As I understand the rules, you can take out and redeposit your contributions to a Roth IRA (but not the earnings) without penalty. You might want to look into that as an alternative.
Or, since you are looking for some drama, get a night job at a 7-11 in Long Beach…
The interest cost of a 401k loan is the lost investment returns on the money while you have it borrowed. The second downside is that you will repay the money with after tax income and then when eventually you withdraw the money when 59 1/2 plus you will pay tax on that money again. So take this into consideration…
You didn’t mention selling drugs.
Sure, it’s illegal, but it’s a great way to make some quick cash!
Hehe.
AI, everything has risks.

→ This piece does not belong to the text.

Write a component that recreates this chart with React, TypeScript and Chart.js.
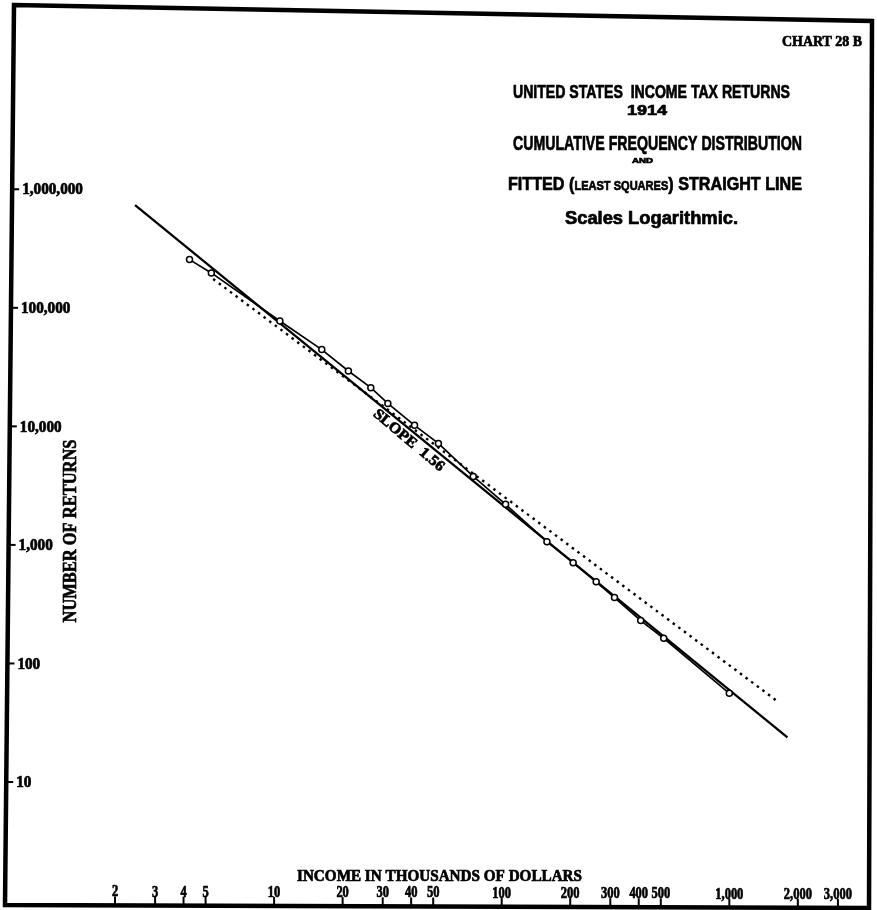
import React, { useEffect, useRef } from 'react';
import { Chart, registerables } from 'chart.js';

Chart.register(...registerables);

// Income in thousands of dollars (x) vs cumulative number of returns (y)
const INCOME = [4.25, 5.3, 10.6, 16.2, 21.2, 26.6, 31.6, 41.4, 52.7, 75, 104, 158, 206, 260, 313, 408, 515, 1000];
const RETURNS = [255000, 197000, 77500, 44400, 29300, 21200, 15600, 10200, 7180, 3780, 2200, 1065, 708, 489, 360, 230, 163, 56];

// Fitted (least squares) straight line, slope 1.56
const FIT_X = [2.45, 1800];
const FIT_Y = [736000, 23.8];

// Dotted comparison line
const DOTTED_X = [5.4, 1650];
const DOTTED_Y = [175000, 47];

const X_TICKS = [2, 3, 4, 5, 10, 20, 30, 40, 50, 100, 200, 300, 400, 500, 1000, 2000, 3000];
const X_TICK_LABELS = ['2', '3', '4', '5', '10', '20', '30', '40', '50', '100', '200', '300', '400', '500', '1,000', '2,000', '3,000'];
const Y_TICKS = [10, 100, 1000, 10000, 100000, 1000000];
const Y_TICK_LABELS = ['10', '100', '1,000', '10,000', '100,000', '1,000,000'];

const X_MIN = 0.6605;
const X_MAX = 4214;
const Y_MIN = 0.926;
const Y_MAX = 3.55e7;

const SLOPE_LABEL = 'SLOPE  1.56';
const SLOPE_AT = { x: 39, y: 7600 };

const SERIF = '"Liberation Serif", "DejaVu Serif", serif';
const SANS = '"Liberation Sans", Arial, sans-serif';
const INK = 0.7;

function inkText(ctx: CanvasRenderingContext2D, text: string, x: number, y: number) {
  ctx.fillText(text, x, y);
  ctx.lineWidth = INK;
  ctx.strokeText(text, x, y);
}

function fitText(ctx: CanvasRenderingContext2D, text: string, x: number, y: number, font: string, width: number, align: CanvasTextAlign = 'center', baseline: CanvasTextBaseline = 'alphabetic') {
  ctx.save();
  ctx.font = font;
  const w = ctx.measureText(text).width;
  const s = width / w;
  ctx.translate(x, y);
  ctx.scale(s, 1);
  ctx.textAlign = align;
  ctx.textBaseline = baseline;
  inkText(ctx, text, 0, 0);
  ctx.restore();
}

function drawRuns(ctx: CanvasRenderingContext2D, runs: { text: string; font: string }[], cx: number, y: number, width: number) {
  ctx.save();
  let total = 0;
  const ws: number[] = [];
  for (const r of runs) {
    ctx.font = r.font;
    const w = ctx.measureText(r.text).width;
    ws.push(w);
    total += w;
  }
  const s = width / total;
  ctx.translate(cx - width / 2, y);
  ctx.scale(s, 1);
  ctx.textAlign = 'left';
  ctx.textBaseline = 'alphabetic';
  let x = 0;
  runs.forEach((r, i) => {
    ctx.font = r.font;
    inkText(ctx, r.text, x, 0);
    x += ws[i];
  });
  ctx.restore();
}

const FRAME = { tl: [14, 5], tr: [872, 21], br: [869, 908], bl: [5, 905] };
const leftX = (y: number) => FRAME.tl[0] + (FRAME.bl[0] - FRAME.tl[0]) * (y - FRAME.tl[1]) / (FRAME.bl[1] - FRAME.tl[1]);
const bottomY = (x: number) => FRAME.bl[1] + (FRAME.br[1] - FRAME.bl[1]) * (x - FRAME.bl[0]) / (FRAME.br[0] - FRAME.bl[0]);

const decorPlugin = {
  id: 'decor',
  beforeDraw(chart: any) {
    const ctx = chart.ctx as CanvasRenderingContext2D;
    ctx.save();
    ctx.fillStyle = '#ffffff';
    ctx.fillRect(0, 0, chart.width, chart.height);
    ctx.restore();
  },
  afterDraw(chart: any) {
    const ctx = chart.ctx as CanvasRenderingContext2D;
    const xs = chart.scales.x;
    const ys = chart.scales.y;
    ctx.save();
    ctx.fillStyle = '#000';
    ctx.strokeStyle = '#000';

    // frame
    ctx.lineWidth = 4.5;
    ctx.lineJoin = 'miter';
    ctx.beginPath();
    ctx.moveTo(FRAME.tl[0], FRAME.tl[1]);
    ctx.lineTo(FRAME.tr[0], FRAME.tr[1]);
    ctx.lineTo(FRAME.br[0], FRAME.br[1]);
    ctx.lineTo(FRAME.bl[0], FRAME.bl[1]);
    ctx.closePath();
    ctx.stroke();

    // y ticks
    Y_TICKS.forEach((v, i) => {
      const py = ys.getPixelForValue(v);
      const ax = leftX(py);
      ctx.lineWidth = 2;
      ctx.beginPath();
      ctx.moveTo(ax, py);
      ctx.lineTo(ax + 7, py);
      ctx.stroke();
      ctx.save();
      ctx.font = `bold 16px ${SERIF}`;
      ctx.textAlign = 'left';
      ctx.textBaseline = 'middle';
      ctx.translate(ax + 10, py + 1);
      ctx.scale(0.95, 1);
      inkText(ctx, Y_TICK_LABELS[i], 0, 0);
      ctx.restore();
    });

    // x ticks
    X_TICKS.forEach((v, i) => {
      const px = xs.getPixelForValue(v);
      const by = bottomY(px);
      ctx.lineWidth = 2;
      ctx.beginPath();
      ctx.moveTo(px, by);
      ctx.lineTo(px, by - 9);
      ctx.stroke();
      ctx.save();
      ctx.font = `bold 16px ${SERIF}`;
      ctx.textAlign = 'center';
      ctx.textBaseline = 'alphabetic';
      ctx.translate(px, by - 9);
      ctx.scale(0.78, 1);
      inkText(ctx, X_TICK_LABELS[i], 0, 0);
      ctx.restore();
    });

    // axis titles
    fitText(ctx, 'INCOME IN THOUSANDS OF DOLLARS', 439.5, 881, `bold 16px ${SERIF}`, 285);
    ctx.save();
    ctx.translate(71, 531);
    ctx.rotate(-Math.PI / 2);
    fitText(ctx, 'NUMBER OF RETURNS', 0, 0, `bold 19px ${SERIF}`, 183, 'center', 'middle');
    ctx.restore();

    // slope label
    const sx = xs.getPixelForValue(SLOPE_AT.x);
    const sy = ys.getPixelForValue(SLOPE_AT.y);
    ctx.save();
    ctx.translate(sx, sy);
    ctx.rotate(40 * Math.PI / 180);
    fitText(ctx, SLOPE_LABEL, 0, 0, `bold 15px ${SERIF}`, 88, 'center', 'middle');
    ctx.restore();

    // header texts
    fitText(ctx, 'CHART 28 B', 822, 46, `bold 15px ${SERIF}`, 80);
    fitText(ctx, 'UNITED STATES  INCOME TAX RETURNS', 651.5, 98, `bold 19px ${SANS}`, 277);
    fitText(ctx, '1914', 647, 115, `bold 14px ${SANS}`, 40);
    fitText(ctx, 'CUMULATIVE FREQUENCY DISTRIBUTION', 657.5, 150, `bold 20px ${SANS}`, 289);
    fitText(ctx, 'AND', 642.5, 163, `bold 8px ${SANS}`, 21);
    drawRuns(ctx, [
      { text: 'FITTED (', font: `bold 19px ${SANS}` },
      { text: 'LEAST SQUARES', font: `bold 13px ${SANS}` },
      { text: ') STRAIGHT LINE', font: `bold 19px ${SANS}` },
    ], 655, 190, 294);
    fitText(ctx, 'Scales Logarithmic.', 651.5, 224, `bold 18px ${SANS}`, 173);

    ctx.restore();
  },
};

export default function App() {
  const ref = useRef<HTMLCanvasElement | null>(null);
  useEffect(() => {
    if (!ref.current) return;
    const chart = new Chart(ref.current, {
      type: 'scatter',
      data: {
        datasets: [
          {
            label: 'Cumulative frequency',
            data: INCOME.map((x, i) => ({ x, y: RETURNS[i] })),
            showLine: true,
            borderColor: '#000',
            borderWidth: 1.7,
            pointRadius: 3,
            pointBorderWidth: 1.5,
            pointBackgroundColor: '#fff',
            pointBorderColor: '#000',
          },
          {
            label: 'Fitted line',
            data: FIT_X.map((x, i) => ({ x, y: FIT_Y[i] })),
            showLine: true,
            borderColor: '#000',
            borderWidth: 2.3,
            pointRadius: 0,
          },
          {
            label: 'Dotted line',
            data: DOTTED_X.map((x, i) => ({ x, y: DOTTED_Y[i] })),
            showLine: true,
            borderColor: '#000',
            borderWidth: 2.4,
            borderDash: [2.5, 4.5],
            pointRadius: 0,
          },
        ],
      },
      options: {
        animation: false,
        responsive: false,
        devicePixelRatio: 1,
        layout: { padding: 0 },
        plugins: { legend: { display: false }, tooltip: { enabled: false } },
        scales: {
          x: { type: 'logarithmic', min: X_MIN, max: X_MAX, display: false, bounds: 'data' },
          y: { type: 'logarithmic', min: Y_MIN, max: Y_MAX, display: false, bounds: 'data' },
        },
      },
      plugins: [decorPlugin],
    });
    return () => chart.destroy();
  }, []);
  return (
    <div style={{ position: 'fixed', left: 0, top: 0, width: 877, height: 910, background: '#fff' }}>
      <canvas ref={ref} width={877} height={910} style={{ display: 'block' }} />
    </div>
  );
}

This is another one. Fortunately I’ve mitigated it so this isn’t a problem. And I can’t work at 7-11. Like Starbucks, 7-11 has really really crappy coffee.
Moom, before pulling the trigger I had discussed this with a few finance people. It’s a trade off. One trade off: my debt to income ratio decreased drastically. Also my credit score will go up about 20 points with this credit card debt paid off. Both items are critical for the next mortgage.
Steph, my sales tactics are horrible. I’m probably the only guy in the world who would have trouble selling crack in a crack house.
Cliff,
Why not get another credit card with a teaser 0%? Find one that will do a no fee balance transfer. Get one with a decent timeframe (0% to Dec 09) and make payments to it.
I assume you have good credit. Getting credit cards has never hurt my FICO. I have a ton of them.
Kenric, my score is good. The hassle of having yet another credit card and shuffling balances here and there was not for me. Now it’s a small, automatic deduction from my paycheck that I don’t have to worry about.
But your drop-shipping model is inspiring me.
We did the same at one point for the same reason… out of several options, it was best and helped us over a tight spot.